This is the mail archive of the
libc-alpha@sourceware.org
mailing list for the glibc project.
Re: [PATCH RFC V2] Improve 64bit memcpy/memove for Corei7 with unaligned avx instruction
- From: Ling Ma <ling dot ma dot program at gmail dot com>
- To: Ondřej Bílka <neleai at seznam dot cz>
- Cc: Liubov Dmitrieva <liubov dot dmitrieva at gmail dot com>, GNU C Library <libc-alpha at sourceware dot org>, Ma Ling <ling dot ml at alibaba-inc dot com>
- Date: Fri, 12 Jul 2013 22:23:31 +0800
- Subject: Re: [PATCH RFC V2] Improve 64bit memcpy/memove for Corei7 with unaligned avx instruction
- References: <1373547096-8095-1-git-send-email-ling dot ma dot program at gmail dot com> <CAHjhQ91fVakxKNkEniz0AL-Srn3kNtLf+5AaB+VHozy5_z5zeA at mail dot gmail dot com> <20130712032333 dot GA5839 at domone dot PAOCY>
>> > +L(256bytesormore):
>> > +
>> > +#ifdef USE_AS_MEMMOVE
>> > + cmp %rsi, %rdi
>> > + jae L(copy_backward)
>> > +#endif
>
> Test by following condition
> (uint64_t)((src - dest)-n) < 2*n
> it makes branch predicable instead two unpredicable branches.
>
> Also alias memmove_avx to memcpy_avx. As they differ only when you copy 256+
>
> bytes so performance penalty of this check can be payed by halving
> memcpy icache usage alone.
Ling: Ok, I will try in new version.
>> > + mov %rdx, %rcx
>> > + rep movsb
>> > + ret
>> > +
> Did haswell got optimized movsb? If so at which interval it works well?

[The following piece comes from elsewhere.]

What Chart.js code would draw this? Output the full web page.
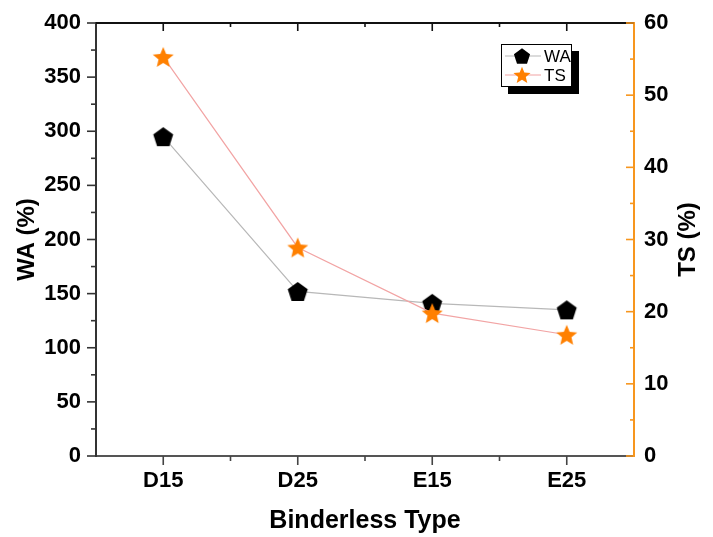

Ling :rep movsb is good for most cases, haswell enhanced it by
combining data into 32
bytes per cycle. Because memcpy may know the loop number before copying data,
rep movsb seems to use similar loop-counter concept to avoid branch
prediction miss, adaptively prefech next loop data if current loop
data is not in L1 cache.
However it need to cost long time to warm up, so when data is less
2048, we choose avx instruction according to our experiment, and when
data is over L3 cache, it doesn't give us better result than
non-temporary instruction.
Thanks
Ling